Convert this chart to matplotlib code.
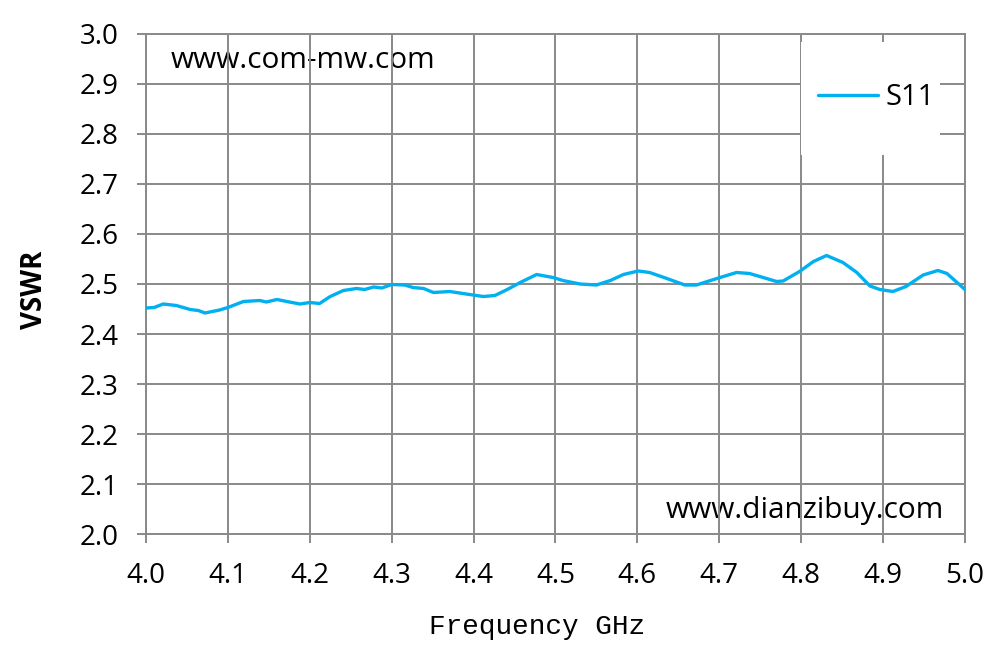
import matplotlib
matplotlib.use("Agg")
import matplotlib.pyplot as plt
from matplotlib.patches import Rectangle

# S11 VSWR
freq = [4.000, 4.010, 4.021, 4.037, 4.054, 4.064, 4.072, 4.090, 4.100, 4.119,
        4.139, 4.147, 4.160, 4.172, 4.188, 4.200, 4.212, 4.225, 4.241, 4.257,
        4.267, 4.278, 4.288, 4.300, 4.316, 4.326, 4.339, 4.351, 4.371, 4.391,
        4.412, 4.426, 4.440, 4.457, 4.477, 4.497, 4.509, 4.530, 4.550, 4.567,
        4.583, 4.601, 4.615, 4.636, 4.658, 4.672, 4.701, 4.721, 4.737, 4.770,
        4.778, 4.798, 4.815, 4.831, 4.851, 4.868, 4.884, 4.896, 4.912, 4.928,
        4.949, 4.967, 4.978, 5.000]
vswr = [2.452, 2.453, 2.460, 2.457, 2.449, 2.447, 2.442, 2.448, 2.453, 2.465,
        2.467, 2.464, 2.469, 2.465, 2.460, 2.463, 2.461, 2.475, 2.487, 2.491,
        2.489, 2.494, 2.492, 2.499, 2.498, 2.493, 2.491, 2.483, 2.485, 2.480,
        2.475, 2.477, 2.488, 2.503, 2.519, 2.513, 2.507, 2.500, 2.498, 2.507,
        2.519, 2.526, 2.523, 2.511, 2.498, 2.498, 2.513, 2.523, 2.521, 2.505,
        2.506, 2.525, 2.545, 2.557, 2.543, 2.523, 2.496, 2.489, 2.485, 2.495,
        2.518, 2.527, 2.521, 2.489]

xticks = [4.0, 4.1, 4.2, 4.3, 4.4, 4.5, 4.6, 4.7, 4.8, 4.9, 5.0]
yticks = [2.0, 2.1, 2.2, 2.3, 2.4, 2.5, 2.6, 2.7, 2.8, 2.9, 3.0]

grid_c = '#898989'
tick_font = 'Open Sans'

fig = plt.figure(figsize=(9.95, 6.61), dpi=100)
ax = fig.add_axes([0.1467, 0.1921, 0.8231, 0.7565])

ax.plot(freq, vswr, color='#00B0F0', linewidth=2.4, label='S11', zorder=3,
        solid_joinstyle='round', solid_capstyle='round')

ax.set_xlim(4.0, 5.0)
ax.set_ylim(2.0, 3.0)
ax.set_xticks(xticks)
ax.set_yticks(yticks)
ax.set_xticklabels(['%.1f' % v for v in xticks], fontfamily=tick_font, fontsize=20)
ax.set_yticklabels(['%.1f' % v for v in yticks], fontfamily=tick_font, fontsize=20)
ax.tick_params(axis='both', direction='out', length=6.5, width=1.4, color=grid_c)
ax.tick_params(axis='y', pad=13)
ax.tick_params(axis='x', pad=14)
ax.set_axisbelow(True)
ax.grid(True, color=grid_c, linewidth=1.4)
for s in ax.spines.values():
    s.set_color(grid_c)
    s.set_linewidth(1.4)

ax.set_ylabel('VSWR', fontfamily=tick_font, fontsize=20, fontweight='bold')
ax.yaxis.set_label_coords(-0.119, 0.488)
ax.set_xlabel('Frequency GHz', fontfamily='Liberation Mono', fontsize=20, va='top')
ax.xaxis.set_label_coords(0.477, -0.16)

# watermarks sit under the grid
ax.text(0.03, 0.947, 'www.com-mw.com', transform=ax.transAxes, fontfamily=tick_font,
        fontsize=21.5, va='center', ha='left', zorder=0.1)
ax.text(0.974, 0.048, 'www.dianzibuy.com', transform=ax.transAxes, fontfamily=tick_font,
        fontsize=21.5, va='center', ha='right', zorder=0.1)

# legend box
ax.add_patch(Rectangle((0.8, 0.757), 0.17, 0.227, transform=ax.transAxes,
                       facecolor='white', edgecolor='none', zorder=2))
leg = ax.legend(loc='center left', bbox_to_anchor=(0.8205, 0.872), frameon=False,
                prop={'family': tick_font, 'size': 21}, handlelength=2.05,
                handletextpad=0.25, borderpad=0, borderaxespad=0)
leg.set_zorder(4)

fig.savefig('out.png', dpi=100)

== == ==

» **AIM**: Transcribe the opening line of the listing above, please, and every line after it through the line with "solid_joinstyle='round', solid_capstyle='round')", word for word, without pictures.

» **COMPLETE ANSWER**:
Convert this chart to matplotlib code.
import matplotlib
matplotlib.use("Agg")
import matplotlib.pyplot as plt
from matplotlib.patches import Rectangle

# S11 VSWR
freq = [4.000, 4.010, 4.021, 4.037, 4.054, 4.064, 4.072, 4.090, 4.100, 4.119,
        4.139, 4.147, 4.160, 4.172, 4.188, 4.200, 4.212, 4.225, 4.241, 4.257,
        4.267, 4.278, 4.288, 4.300, 4.316, 4.326, 4.339, 4.351, 4.371, 4.391,
        4.412, 4.426, 4.440, 4.457, 4.477, 4.497, 4.509, 4.530, 4.550, 4.567,
        4.583, 4.601, 4.615, 4.636, 4.658, 4.672, 4.701, 4.721, 4.737, 4.770,
        4.778, 4.798, 4.815, 4.831, 4.851, 4.868, 4.884, 4.896, 4.912, 4.928,
        4.949, 4.967, 4.978, 5.000]
vswr = [2.452, 2.453, 2.460, 2.457, 2.449, 2.447, 2.442, 2.448, 2.453, 2.465,
        2.467, 2.464, 2.469, 2.465, 2.460, 2.463, 2.461, 2.475, 2.487, 2.491,
        2.489, 2.494, 2.492, 2.499, 2.498, 2.493, 2.491, 2.483, 2.485, 2.480,
        2.475, 2.477, 2.488, 2.503, 2.519, 2.513, 2.507, 2.500, 2.498, 2.507,
        2.519, 2.526, 2.523, 2.511, 2.498, 2.498, 2.513, 2.523, 2.521, 2.505,
        2.506, 2.525, 2.545, 2.557, 2.543, 2.523, 2.496, 2.489, 2.485, 2.495,
        2.518, 2.527, 2.521, 2.489]

xticks = [4.0, 4.1, 4.2, 4.3, 4.4, 4.5, 4.6, 4.7, 4.8, 4.9, 5.0]
yticks = [2.0, 2.1, 2.2, 2.3, 2.4, 2.5, 2.6, 2.7, 2.8, 2.9, 3.0]

grid_c = '#898989'
tick_font = 'Open Sans'

fig = plt.figure(figsize=(9.95, 6.61), dpi=100)
ax = fig.add_axes([0.1467, 0.1921, 0.8231, 0.7565])

ax.plot(freq, vswr, color='#00B0F0', linewidth=2.4, label='S11', zorder=3,
        solid_joinstyle='round', solid_capstyle='round')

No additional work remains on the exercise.